Finance

Pakistan’s Reserves Grew Sixfold Without a Single Mega-Loan

Pakistan’s central bank closed out its fiscal year with a milestone few would have bet on three years ago. During the week ending July 3, the State Bank of Pakistan’s own foreign exchange holdings jumped by $1.94 billion to $18.47 billion, pushing the country’s total liquid reserves, central bank plus commercial banks combined, to $23.99 billion. Both figures mark the strongest position the country has held since 2021.

The more striking number is the trajectory behind it. As recently as February 2023, Pakistan’s reserves had shrunk to below $3 billion, covering barely two weeks of imports and pushing the country to the edge of a sovereign default scare. Getting from there to $18 billion in the space of three years is a sixfold increase, and it happened without the kind of single dramatic rescue package that usually accompanies a reserve turnaround of that size.

$27 Billion Bought, Not Borrowed

What sets Pakistan’s case apart from most reserve-crisis recoveries is the mechanism. According to the central bank’s own account, the rebuild wasn’t primarily financed through new borrowing. The SBP instead purchased more than $27 billion directly from the interbank market over the past three years, using those dollars both to retire external debt and to build the buffer simultaneously. That is a meaningfully different route to the same destination other crisis economies have reached through IMF disbursements and bondholder restructurings.

It wasn’t achieved in isolation from the Fund, either. Pakistan’s reserve accumulation has run alongside a $7 billion IMF Extended Fund Facility, with the IMF board clearing $1.32 billion in fresh disbursements in May 2026 and lifting total program disbursements to about $4.8 billion. The IMF anchor set the conditions and the credibility backdrop; the market purchases did the actual work of filling the reserve tank.

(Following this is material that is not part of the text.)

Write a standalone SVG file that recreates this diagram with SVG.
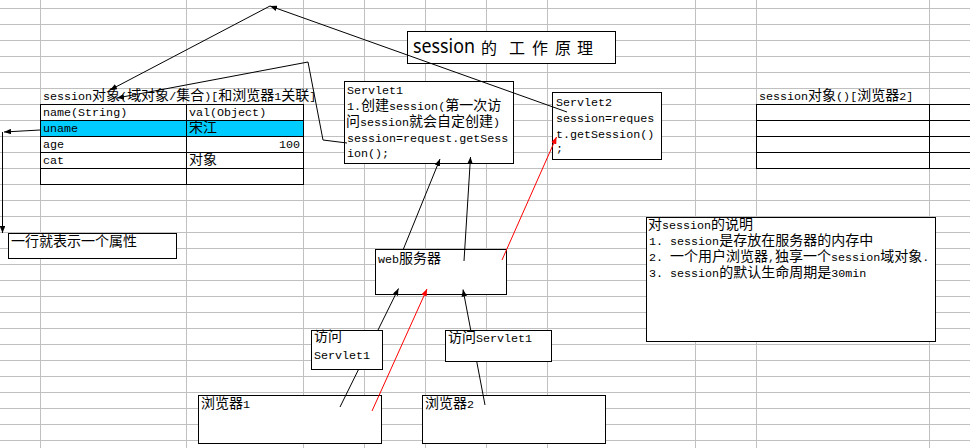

Current Account Surplus Backs Up the Buffer

The purchases alone wouldn’t have been sustainable if the underlying external position were still deteriorating. Pakistan’s current account ran a surplus of $255 million over the first eleven months of FY26, and the central bank governor has said he expects the full fiscal year to close in balance or modest surplus for the second consecutive year. A reserve number built on borrowed time depends on financing arriving faster than the country spends it. A reserve number built on a genuinely improved balance of payments doesn’t. Pakistan’s case now looks like the second kind: the country has largely stopped needing to draw dollars down in the first place, rather than simply having more of them flow in.

That distinction is the same one that separates durable reserve rebuilds from temporary reprieves everywhere they occur. A currency allowed to find its level, an external anchor large enough to cover the financing gap while reforms take hold, and a domestic account tight enough that reserves stop leaking back out, that combination has produced some of the most closely studied reserve rebuilds of the past several years, and Pakistan’s own version of it is now running at a pace few forecasters had priced in.

Twenty Billion Is the Next Marker

SBP Governor Jameel Ahmad has set the next target publicly: reserves exceeding $20.2 billion by the end of December 2026. The bank has already added roughly $2.5 billion in the space of two weeks through government inflows and interbank purchases. Hitting the December target looks less like a stretch goal now than a formality.

The harder test, as with every reserve rebuild, is what happens once the easy dollars stop arriving. Pakistan absorbed roughly $9 billion in external debt repayments during the final quarter of FY26 alone without its reserve position buckling, a departure from prior crises, when a single large repayment was often enough to trigger a fresh bout of instability. Whether that resilience holds through the next external shock, rather than just the current calm stretch, will determine whether this rebuild joins the list of genuinely durable ones or becomes another cautionary footnote.